> _CHALLENGE_:
Leave out the pictures, and retype only the lines from the beginning of the material through the line that contains "Arial, Helvetica, sans-serif';", including both.

> _DATASET EXTRACT_:

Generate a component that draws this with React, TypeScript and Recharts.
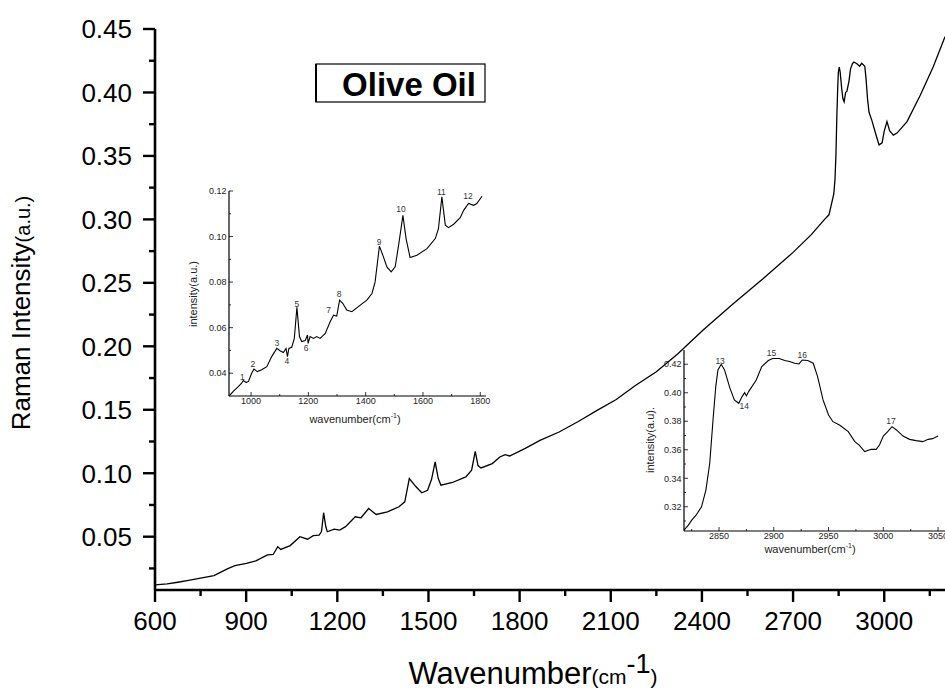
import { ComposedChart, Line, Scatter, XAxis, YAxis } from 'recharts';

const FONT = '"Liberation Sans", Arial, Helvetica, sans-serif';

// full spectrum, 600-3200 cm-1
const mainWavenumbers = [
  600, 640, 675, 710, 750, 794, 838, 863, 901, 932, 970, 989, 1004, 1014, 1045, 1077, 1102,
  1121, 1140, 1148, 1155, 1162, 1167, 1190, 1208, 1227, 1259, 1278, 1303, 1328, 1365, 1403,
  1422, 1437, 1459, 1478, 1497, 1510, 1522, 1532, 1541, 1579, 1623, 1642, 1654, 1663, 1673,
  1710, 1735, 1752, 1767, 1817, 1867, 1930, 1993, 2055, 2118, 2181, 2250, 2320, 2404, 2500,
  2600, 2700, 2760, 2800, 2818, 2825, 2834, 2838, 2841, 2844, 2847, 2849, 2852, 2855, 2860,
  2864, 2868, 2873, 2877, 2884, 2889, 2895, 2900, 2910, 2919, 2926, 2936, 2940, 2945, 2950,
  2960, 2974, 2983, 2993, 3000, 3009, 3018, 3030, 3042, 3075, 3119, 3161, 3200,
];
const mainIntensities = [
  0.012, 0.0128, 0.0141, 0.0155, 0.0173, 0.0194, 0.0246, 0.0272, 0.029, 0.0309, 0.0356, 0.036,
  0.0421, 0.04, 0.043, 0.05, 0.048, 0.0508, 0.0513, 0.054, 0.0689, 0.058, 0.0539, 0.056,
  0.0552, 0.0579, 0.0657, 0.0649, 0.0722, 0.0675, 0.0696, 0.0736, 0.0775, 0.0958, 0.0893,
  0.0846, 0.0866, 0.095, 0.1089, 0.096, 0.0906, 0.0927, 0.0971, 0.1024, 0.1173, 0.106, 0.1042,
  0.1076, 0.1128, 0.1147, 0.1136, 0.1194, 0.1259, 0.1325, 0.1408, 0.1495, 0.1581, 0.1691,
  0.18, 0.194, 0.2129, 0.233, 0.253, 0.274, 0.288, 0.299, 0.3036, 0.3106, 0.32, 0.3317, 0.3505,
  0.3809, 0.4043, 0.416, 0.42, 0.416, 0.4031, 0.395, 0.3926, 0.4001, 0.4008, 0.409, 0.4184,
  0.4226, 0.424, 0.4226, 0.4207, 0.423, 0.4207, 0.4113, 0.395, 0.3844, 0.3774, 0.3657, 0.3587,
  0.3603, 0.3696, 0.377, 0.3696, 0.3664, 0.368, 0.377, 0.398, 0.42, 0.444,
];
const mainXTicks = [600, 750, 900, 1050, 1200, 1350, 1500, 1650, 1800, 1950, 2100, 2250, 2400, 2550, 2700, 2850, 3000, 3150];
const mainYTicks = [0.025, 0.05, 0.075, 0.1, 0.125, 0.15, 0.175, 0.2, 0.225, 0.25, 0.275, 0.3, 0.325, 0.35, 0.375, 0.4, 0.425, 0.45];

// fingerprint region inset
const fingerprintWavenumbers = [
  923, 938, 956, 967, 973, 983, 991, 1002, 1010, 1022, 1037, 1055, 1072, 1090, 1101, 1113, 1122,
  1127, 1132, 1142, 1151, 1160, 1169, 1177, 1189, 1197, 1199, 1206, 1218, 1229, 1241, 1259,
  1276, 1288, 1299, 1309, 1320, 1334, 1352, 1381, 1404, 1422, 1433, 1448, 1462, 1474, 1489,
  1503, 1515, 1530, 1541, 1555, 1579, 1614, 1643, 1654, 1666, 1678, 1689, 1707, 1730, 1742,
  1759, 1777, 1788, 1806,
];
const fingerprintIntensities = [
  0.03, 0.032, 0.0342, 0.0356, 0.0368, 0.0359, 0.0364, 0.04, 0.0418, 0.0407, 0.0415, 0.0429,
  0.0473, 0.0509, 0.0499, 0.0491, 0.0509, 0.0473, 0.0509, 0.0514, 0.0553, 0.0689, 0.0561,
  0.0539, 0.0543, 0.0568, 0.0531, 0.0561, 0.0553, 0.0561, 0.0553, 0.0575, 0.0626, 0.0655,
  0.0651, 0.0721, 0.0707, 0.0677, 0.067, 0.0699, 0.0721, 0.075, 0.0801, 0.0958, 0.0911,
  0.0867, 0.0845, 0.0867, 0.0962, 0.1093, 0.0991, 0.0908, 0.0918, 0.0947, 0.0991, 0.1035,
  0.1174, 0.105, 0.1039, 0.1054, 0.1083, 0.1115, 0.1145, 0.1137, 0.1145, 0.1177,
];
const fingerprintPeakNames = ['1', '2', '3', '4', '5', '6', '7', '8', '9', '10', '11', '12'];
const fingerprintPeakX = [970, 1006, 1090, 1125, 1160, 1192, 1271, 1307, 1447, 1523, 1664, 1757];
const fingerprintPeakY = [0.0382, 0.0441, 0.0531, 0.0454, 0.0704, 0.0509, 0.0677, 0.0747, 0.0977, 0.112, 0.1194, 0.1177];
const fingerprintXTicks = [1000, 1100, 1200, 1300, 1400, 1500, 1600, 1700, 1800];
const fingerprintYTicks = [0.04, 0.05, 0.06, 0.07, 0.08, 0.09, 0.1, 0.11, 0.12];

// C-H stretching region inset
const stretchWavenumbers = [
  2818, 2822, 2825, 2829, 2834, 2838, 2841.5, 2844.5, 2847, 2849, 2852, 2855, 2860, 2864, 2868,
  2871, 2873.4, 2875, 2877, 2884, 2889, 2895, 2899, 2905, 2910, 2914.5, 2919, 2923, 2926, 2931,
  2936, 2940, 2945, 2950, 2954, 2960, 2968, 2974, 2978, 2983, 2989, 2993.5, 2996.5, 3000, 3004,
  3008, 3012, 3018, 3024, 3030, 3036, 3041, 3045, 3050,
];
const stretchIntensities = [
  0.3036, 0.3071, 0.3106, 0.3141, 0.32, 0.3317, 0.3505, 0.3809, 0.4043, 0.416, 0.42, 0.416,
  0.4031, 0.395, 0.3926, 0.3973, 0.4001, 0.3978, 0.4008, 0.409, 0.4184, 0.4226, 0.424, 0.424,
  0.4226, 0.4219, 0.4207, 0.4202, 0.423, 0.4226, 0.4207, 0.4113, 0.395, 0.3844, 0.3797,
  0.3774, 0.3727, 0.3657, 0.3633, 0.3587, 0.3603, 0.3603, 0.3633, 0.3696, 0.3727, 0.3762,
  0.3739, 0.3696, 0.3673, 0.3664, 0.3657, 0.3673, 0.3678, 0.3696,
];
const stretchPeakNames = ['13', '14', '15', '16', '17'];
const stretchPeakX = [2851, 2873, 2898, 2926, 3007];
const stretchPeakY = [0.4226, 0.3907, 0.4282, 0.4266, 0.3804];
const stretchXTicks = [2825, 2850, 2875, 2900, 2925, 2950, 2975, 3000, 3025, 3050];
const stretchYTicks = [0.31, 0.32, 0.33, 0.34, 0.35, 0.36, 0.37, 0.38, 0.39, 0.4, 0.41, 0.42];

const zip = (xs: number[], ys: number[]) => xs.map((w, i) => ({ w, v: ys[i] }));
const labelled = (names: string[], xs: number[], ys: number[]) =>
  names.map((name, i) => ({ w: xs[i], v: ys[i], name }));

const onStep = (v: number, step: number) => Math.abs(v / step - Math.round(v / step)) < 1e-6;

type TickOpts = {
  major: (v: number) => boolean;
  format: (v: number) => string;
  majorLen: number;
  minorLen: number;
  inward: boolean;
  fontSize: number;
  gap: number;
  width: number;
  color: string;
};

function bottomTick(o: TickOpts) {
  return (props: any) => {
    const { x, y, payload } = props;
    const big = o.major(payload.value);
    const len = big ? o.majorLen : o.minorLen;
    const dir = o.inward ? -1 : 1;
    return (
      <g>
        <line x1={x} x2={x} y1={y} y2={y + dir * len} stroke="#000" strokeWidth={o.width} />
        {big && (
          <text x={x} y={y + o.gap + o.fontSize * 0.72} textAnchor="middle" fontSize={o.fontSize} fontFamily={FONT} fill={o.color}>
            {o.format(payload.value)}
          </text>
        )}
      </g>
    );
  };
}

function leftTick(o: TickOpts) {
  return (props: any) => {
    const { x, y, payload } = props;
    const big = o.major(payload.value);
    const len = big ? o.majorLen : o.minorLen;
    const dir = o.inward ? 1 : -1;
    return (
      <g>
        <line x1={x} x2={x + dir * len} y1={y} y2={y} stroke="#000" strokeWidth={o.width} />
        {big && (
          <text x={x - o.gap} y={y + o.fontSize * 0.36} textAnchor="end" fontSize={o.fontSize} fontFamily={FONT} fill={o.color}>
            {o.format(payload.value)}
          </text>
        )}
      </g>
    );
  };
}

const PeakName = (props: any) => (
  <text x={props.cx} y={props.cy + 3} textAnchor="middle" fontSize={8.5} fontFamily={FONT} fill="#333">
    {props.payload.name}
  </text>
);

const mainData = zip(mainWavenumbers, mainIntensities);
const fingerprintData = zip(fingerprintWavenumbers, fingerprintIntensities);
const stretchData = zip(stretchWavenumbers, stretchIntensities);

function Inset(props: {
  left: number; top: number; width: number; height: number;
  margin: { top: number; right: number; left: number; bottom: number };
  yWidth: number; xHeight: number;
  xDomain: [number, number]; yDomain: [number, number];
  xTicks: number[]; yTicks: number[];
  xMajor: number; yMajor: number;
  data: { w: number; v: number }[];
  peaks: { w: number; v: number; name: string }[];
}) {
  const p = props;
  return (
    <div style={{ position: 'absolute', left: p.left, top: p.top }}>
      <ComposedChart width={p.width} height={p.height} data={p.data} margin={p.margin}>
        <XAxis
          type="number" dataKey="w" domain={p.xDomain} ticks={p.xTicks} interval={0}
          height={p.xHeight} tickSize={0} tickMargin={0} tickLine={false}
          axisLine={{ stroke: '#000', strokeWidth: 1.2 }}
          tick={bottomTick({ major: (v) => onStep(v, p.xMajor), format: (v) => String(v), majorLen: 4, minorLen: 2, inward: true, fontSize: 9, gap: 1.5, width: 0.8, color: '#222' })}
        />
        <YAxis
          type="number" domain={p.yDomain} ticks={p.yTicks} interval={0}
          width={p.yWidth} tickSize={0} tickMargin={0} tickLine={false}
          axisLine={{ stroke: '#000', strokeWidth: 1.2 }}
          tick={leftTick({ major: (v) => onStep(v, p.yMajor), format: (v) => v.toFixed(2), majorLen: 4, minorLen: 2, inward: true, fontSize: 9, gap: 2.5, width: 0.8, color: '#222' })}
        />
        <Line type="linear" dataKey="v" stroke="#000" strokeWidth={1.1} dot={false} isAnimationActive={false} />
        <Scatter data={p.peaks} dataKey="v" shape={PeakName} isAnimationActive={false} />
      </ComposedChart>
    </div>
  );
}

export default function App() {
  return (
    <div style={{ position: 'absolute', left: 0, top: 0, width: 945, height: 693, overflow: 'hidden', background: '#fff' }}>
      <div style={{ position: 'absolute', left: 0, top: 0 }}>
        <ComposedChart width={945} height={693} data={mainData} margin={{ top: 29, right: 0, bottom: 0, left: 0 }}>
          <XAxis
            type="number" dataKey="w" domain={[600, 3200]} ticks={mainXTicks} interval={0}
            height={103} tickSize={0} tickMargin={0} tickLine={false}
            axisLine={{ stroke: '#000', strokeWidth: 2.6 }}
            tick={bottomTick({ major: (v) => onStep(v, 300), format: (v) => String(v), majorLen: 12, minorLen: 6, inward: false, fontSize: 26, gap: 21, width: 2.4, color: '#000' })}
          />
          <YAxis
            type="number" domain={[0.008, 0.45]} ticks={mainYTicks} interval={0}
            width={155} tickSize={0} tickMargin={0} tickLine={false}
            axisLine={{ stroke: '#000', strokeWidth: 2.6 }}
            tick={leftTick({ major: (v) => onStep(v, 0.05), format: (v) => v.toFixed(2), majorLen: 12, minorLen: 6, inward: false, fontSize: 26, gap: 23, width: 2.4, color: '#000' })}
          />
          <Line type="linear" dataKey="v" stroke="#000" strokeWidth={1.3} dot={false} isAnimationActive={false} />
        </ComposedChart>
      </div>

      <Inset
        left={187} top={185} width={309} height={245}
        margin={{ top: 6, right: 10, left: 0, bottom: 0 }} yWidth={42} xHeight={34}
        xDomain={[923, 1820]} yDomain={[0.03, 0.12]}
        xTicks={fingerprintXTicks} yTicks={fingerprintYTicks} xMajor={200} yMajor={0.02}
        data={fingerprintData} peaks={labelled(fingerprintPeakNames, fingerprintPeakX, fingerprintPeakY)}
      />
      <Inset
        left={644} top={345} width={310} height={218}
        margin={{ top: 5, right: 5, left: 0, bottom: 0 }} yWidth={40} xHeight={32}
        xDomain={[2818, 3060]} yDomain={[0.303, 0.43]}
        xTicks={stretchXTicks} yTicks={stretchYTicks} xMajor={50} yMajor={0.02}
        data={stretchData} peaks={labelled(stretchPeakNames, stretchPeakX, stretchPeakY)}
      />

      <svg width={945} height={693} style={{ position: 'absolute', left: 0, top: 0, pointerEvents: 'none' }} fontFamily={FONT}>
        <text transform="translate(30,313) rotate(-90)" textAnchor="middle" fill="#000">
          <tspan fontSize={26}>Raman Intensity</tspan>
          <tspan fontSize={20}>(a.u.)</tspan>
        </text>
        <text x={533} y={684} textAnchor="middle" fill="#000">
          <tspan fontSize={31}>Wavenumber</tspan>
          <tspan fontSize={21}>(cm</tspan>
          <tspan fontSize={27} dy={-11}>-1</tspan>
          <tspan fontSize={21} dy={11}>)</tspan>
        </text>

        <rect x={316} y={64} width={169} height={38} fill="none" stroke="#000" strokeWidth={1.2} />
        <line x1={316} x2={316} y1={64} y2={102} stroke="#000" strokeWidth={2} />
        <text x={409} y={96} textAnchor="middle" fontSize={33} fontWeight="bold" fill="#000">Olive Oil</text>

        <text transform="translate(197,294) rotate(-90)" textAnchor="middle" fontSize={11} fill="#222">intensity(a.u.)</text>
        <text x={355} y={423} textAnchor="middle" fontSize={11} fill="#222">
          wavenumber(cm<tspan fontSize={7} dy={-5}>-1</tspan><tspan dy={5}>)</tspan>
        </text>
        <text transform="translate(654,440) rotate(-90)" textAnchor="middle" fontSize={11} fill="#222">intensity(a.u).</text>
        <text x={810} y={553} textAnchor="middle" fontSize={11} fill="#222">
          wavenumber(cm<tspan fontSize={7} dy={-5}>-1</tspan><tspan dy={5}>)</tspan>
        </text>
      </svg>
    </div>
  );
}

> _SOLUTION BELOW_:
Generate a component that draws this with React, TypeScript and Recharts.
import { ComposedChart, Line, Scatter, XAxis, YAxis } from 'recharts';

const FONT = '"Liberation Sans", Arial, Helvetica, sans-serif';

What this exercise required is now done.